Na atuação defensiva desta fase, o foco concentra-se na produção de provas técnicas e na tentativa de evitar o júri popular, buscando a impronúncia ou a absolvição sumária.
Assim, o advogado deve questionar a validade das provas e apontar nulidades no inquérito.
Segunda fase – juízo da causa (plenário)
Após a preclusão da pronúncia, inicia-se a fase de preparação para o julgamento, em que as partes podem arrolar testemunhas para depor em plenário e requerer diligências.
No dia do julgamento, o rito segue passos rigorosos:
- Sorteio dos jurados: de uma lista de 25 convocados, sorteiam-se sete. Defesa e acusação podem recusar até três jurados cada, sem motivação.
- Instrução em plenário: ouvem-se a vítima (quando viva), testemunhas e interroga-se o réu.
- Debates orais: acusação e defesa possuem uma hora e meia cada para expor suas teses. Pode haver réplica e tréplica de uma hora. O uso de recursos audiovisuais, maquetes e reconstituições é comum para facilitar a compreensão dos fatos.
- Quesitação: o juiz elabora perguntas objetivas aos jurados.
- Votação e sentença: após a votação na sala secreta, o juiz profere a sentença. Em caso de condenação, ele deve fixar a pena.

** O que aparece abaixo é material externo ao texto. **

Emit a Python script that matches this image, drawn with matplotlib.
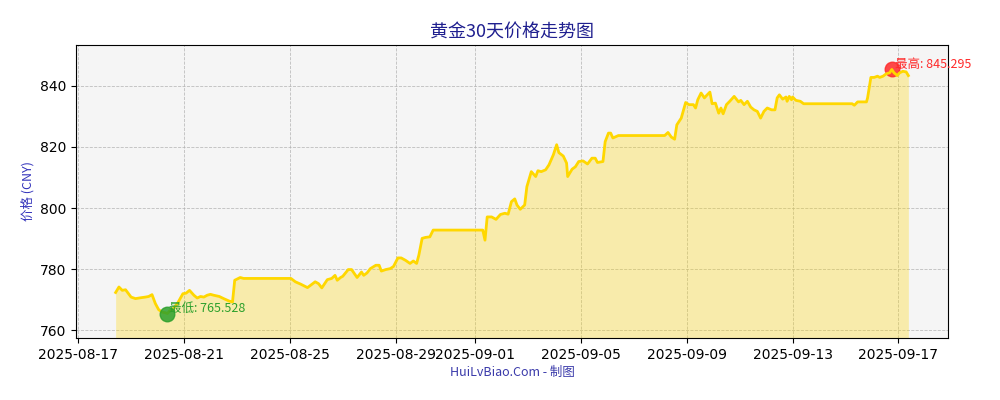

Crimes do tribunal do júri
Como já vimos, a competência constitucional abrange quatro tipos penais específicos previstos no Código Penal, todos caracterizados pelo dolo contra a vida.
Homicídio (Art. 121)
O homicídio pode ser simples; privilegiado, cometido sob violenta emoção ou relevante valor social/moral; ou qualificado, com motivo fútil, torpe, meio cruel, impossibilidade de defesa da vítima, ou feminicídio.
Induzimento, instigação ou auxílio a suicídio ou automutilação (Art. 122)
Crime complexo que envolve a participação de terceiro na decisão da vítima de tirar a própria vida ou se ferir.
Infanticídio (Art. 123)
Matar o próprio filho, durante o parto ou logo após, sob a influência do estado puerperal. É um crime próprio da mãe.
Aborto (Arts. 124, 125, 126 e 127)
Engloba o autoaborto, o aborto provocado por terceiro com consentimento da gestante e o aborto sem consentimento.
Crimes Conexos
Embora não sejam crimes contra a vida, delitos como ocultação de cadáver, porte ilegal de arma, sequestro ou estupro, quando cometidos no mesmo contexto fático do crime doloso contra a vida, são atraídos para a competência do júri.